WRITTEN REQUEST: Leaving out every picture, copy the lines of the data exactly, from the first through the line containing "var yLimits = [0.083, 0.961];".
==========
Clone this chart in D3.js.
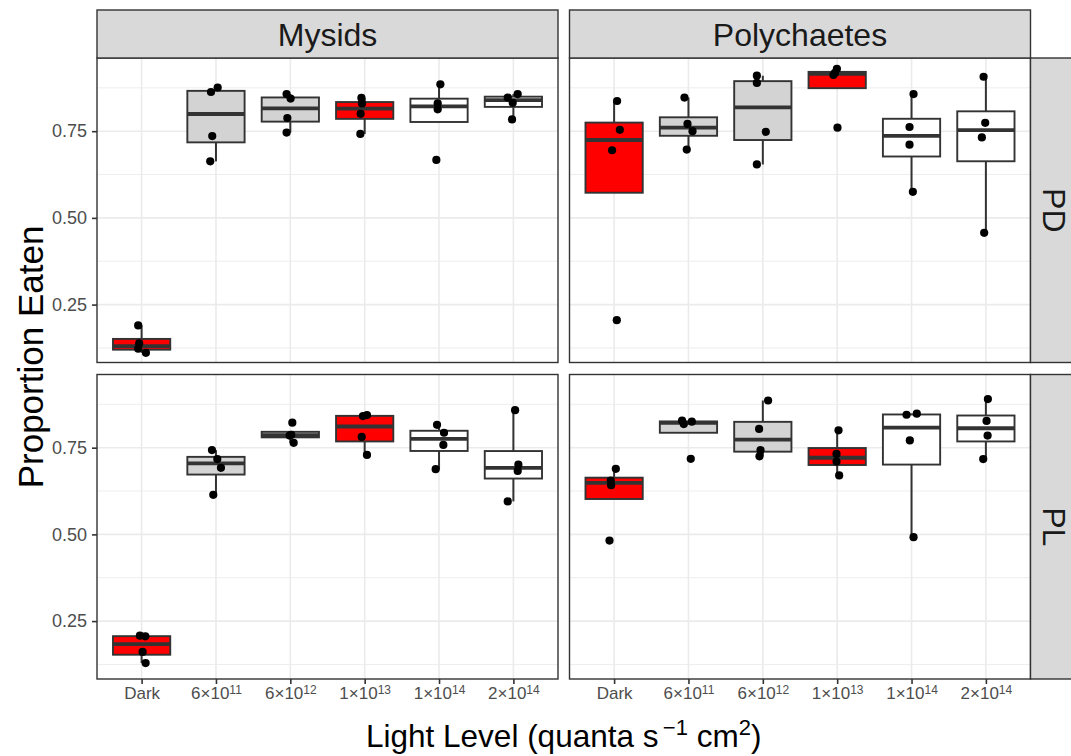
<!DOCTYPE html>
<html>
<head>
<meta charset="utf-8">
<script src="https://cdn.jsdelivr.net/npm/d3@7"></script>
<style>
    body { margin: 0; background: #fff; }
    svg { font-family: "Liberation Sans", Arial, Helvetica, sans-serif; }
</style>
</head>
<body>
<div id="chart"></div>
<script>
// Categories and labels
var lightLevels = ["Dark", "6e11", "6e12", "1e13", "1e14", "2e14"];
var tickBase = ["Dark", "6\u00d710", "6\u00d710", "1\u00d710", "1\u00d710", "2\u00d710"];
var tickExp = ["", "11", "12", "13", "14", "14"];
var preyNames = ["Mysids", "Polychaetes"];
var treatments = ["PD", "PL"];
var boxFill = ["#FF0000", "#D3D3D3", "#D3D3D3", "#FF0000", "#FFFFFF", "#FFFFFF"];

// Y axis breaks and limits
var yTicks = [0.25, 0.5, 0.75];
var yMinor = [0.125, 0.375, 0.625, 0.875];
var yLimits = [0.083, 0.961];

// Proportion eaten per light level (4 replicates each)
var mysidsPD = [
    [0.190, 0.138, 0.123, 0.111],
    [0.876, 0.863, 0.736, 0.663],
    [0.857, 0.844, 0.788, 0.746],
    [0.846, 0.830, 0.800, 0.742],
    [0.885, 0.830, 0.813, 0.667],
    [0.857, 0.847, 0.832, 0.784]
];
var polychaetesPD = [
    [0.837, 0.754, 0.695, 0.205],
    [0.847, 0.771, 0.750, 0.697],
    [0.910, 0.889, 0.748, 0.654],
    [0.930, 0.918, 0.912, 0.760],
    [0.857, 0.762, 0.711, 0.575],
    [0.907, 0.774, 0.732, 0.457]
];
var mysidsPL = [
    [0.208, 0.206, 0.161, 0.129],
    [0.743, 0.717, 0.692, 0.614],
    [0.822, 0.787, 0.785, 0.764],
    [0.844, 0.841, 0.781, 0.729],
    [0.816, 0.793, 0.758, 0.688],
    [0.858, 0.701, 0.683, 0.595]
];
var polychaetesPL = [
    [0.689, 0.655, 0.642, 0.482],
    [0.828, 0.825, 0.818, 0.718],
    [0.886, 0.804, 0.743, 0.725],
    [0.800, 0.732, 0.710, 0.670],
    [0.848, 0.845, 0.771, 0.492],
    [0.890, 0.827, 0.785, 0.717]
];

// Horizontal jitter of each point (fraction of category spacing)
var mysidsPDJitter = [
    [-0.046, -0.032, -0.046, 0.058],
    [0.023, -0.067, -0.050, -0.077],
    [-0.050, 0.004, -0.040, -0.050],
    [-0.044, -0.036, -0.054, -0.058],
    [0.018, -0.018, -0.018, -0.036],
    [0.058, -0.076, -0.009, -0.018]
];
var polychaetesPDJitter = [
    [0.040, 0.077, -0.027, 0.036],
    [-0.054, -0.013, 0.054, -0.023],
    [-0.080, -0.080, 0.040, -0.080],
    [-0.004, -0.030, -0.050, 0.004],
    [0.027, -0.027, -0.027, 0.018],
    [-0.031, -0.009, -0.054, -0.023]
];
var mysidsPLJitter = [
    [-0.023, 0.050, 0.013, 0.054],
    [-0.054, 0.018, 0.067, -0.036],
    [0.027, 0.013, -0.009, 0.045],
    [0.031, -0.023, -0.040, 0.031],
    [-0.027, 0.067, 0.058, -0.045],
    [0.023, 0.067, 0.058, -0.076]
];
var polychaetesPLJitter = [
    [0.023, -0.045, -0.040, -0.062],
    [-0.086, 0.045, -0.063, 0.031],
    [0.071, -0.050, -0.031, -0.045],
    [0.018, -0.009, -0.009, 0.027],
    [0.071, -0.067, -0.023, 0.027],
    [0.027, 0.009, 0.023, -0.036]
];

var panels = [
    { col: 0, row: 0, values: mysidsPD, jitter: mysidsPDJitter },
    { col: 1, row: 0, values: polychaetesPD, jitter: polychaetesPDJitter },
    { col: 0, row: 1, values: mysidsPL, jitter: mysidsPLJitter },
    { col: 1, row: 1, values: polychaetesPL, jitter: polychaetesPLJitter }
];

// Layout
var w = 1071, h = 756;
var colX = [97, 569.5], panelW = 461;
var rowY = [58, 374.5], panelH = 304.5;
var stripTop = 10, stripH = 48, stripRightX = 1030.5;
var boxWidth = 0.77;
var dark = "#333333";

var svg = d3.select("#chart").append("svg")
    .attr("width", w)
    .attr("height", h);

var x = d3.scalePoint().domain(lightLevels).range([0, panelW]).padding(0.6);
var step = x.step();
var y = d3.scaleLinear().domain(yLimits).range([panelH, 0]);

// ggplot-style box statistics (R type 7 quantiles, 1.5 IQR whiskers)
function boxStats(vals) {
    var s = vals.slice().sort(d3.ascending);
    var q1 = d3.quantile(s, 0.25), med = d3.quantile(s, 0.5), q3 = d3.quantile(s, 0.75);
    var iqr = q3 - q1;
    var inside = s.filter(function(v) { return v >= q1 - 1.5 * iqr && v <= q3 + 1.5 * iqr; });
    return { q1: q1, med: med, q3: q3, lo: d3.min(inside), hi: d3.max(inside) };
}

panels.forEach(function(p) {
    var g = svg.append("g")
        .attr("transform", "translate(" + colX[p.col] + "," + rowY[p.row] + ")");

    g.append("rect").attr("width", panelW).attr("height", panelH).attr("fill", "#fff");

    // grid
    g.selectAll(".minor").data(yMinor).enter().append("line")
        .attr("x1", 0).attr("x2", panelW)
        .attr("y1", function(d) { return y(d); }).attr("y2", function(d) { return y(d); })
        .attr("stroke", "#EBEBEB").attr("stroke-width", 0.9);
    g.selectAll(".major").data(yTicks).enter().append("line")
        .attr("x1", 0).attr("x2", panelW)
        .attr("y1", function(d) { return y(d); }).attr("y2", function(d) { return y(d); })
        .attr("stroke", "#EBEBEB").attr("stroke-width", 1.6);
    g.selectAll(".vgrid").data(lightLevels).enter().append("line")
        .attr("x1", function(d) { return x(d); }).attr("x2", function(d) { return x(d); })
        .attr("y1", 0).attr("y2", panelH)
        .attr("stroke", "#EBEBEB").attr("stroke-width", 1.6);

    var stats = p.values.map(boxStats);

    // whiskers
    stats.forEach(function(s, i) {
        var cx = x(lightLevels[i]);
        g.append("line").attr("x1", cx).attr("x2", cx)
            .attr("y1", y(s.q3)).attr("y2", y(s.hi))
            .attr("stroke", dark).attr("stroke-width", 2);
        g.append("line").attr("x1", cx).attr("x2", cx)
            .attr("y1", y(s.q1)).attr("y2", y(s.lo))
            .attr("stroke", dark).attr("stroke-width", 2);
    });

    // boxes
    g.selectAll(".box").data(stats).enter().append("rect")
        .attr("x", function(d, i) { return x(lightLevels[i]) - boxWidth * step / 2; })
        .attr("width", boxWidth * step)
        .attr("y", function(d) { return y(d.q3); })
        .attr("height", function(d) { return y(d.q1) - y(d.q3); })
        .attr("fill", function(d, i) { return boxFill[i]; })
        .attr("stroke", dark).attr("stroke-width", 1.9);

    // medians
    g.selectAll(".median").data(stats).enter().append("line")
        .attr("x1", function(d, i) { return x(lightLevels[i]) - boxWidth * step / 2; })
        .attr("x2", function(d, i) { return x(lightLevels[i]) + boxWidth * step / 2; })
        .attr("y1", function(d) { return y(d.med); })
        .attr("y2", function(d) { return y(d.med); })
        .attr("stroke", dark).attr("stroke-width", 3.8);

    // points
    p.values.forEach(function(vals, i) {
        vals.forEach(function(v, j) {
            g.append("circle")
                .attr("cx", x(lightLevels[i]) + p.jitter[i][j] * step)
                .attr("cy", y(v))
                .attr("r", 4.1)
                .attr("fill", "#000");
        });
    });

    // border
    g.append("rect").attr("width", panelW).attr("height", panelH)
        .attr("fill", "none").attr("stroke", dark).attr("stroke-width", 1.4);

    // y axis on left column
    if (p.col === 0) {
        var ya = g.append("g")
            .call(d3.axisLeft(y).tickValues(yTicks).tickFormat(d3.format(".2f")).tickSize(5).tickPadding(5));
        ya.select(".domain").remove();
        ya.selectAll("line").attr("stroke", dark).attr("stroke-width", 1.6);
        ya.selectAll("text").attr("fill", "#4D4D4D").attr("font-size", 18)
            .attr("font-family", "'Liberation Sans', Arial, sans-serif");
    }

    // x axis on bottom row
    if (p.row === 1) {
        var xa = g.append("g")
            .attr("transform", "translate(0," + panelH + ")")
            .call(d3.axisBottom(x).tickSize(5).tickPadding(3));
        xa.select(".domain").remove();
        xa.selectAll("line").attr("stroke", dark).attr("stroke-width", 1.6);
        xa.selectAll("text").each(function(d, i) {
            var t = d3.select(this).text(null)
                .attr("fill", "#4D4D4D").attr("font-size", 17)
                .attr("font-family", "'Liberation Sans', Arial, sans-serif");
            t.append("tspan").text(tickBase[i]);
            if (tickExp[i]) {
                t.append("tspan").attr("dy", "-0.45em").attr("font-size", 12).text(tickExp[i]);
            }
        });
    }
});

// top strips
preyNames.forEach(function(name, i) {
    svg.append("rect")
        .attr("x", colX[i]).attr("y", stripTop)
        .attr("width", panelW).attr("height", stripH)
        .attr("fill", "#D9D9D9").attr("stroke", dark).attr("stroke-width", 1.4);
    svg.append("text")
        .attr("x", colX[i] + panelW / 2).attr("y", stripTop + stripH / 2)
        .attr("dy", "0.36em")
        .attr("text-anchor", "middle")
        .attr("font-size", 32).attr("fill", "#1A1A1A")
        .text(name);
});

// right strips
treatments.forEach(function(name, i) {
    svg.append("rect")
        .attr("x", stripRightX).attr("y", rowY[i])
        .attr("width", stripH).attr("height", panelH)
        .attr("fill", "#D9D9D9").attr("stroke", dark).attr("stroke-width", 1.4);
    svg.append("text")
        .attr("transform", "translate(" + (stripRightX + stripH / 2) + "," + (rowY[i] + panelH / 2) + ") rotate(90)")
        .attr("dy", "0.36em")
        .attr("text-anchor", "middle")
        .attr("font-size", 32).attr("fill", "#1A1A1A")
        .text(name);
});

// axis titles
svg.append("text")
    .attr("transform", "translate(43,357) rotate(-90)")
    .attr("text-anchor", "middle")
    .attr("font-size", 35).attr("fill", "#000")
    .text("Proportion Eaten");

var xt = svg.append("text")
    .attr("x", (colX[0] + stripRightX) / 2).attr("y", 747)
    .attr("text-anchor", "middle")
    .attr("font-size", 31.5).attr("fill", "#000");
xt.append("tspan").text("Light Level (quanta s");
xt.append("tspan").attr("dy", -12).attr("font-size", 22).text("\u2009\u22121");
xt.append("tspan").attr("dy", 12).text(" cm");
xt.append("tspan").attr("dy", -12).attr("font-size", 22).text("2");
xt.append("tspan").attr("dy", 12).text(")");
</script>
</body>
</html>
==========
TASK RESULT:
Clone this chart in D3.js.
<!DOCTYPE html>
<html>
<head>
<meta charset="utf-8">
<script src="https://cdn.jsdelivr.net/npm/d3@7"></script>
<style>
    body { margin: 0; background: #fff; }
    svg { font-family: "Liberation Sans", Arial, Helvetica, sans-serif; }
</style>
</head>
<body>
<div id="chart"></div>
<script>
// Categories and labels
var lightLevels = ["Dark", "6e11", "6e12", "1e13", "1e14", "2e14"];
var tickBase = ["Dark", "6\u00d710", "6\u00d710", "1\u00d710", "1\u00d710", "2\u00d710"];
var tickExp = ["", "11", "12", "13", "14", "14"];
var preyNames = ["Mysids", "Polychaetes"];
var treatments = ["PD", "PL"];
var boxFill = ["#FF0000", "#D3D3D3", "#D3D3D3", "#FF0000", "#FFFFFF", "#FFFFFF"];

// Y axis breaks and limits
var yTicks = [0.25, 0.5, 0.75];
var yMinor = [0.125, 0.375, 0.625, 0.875];
var yLimits = [0.083, 0.961];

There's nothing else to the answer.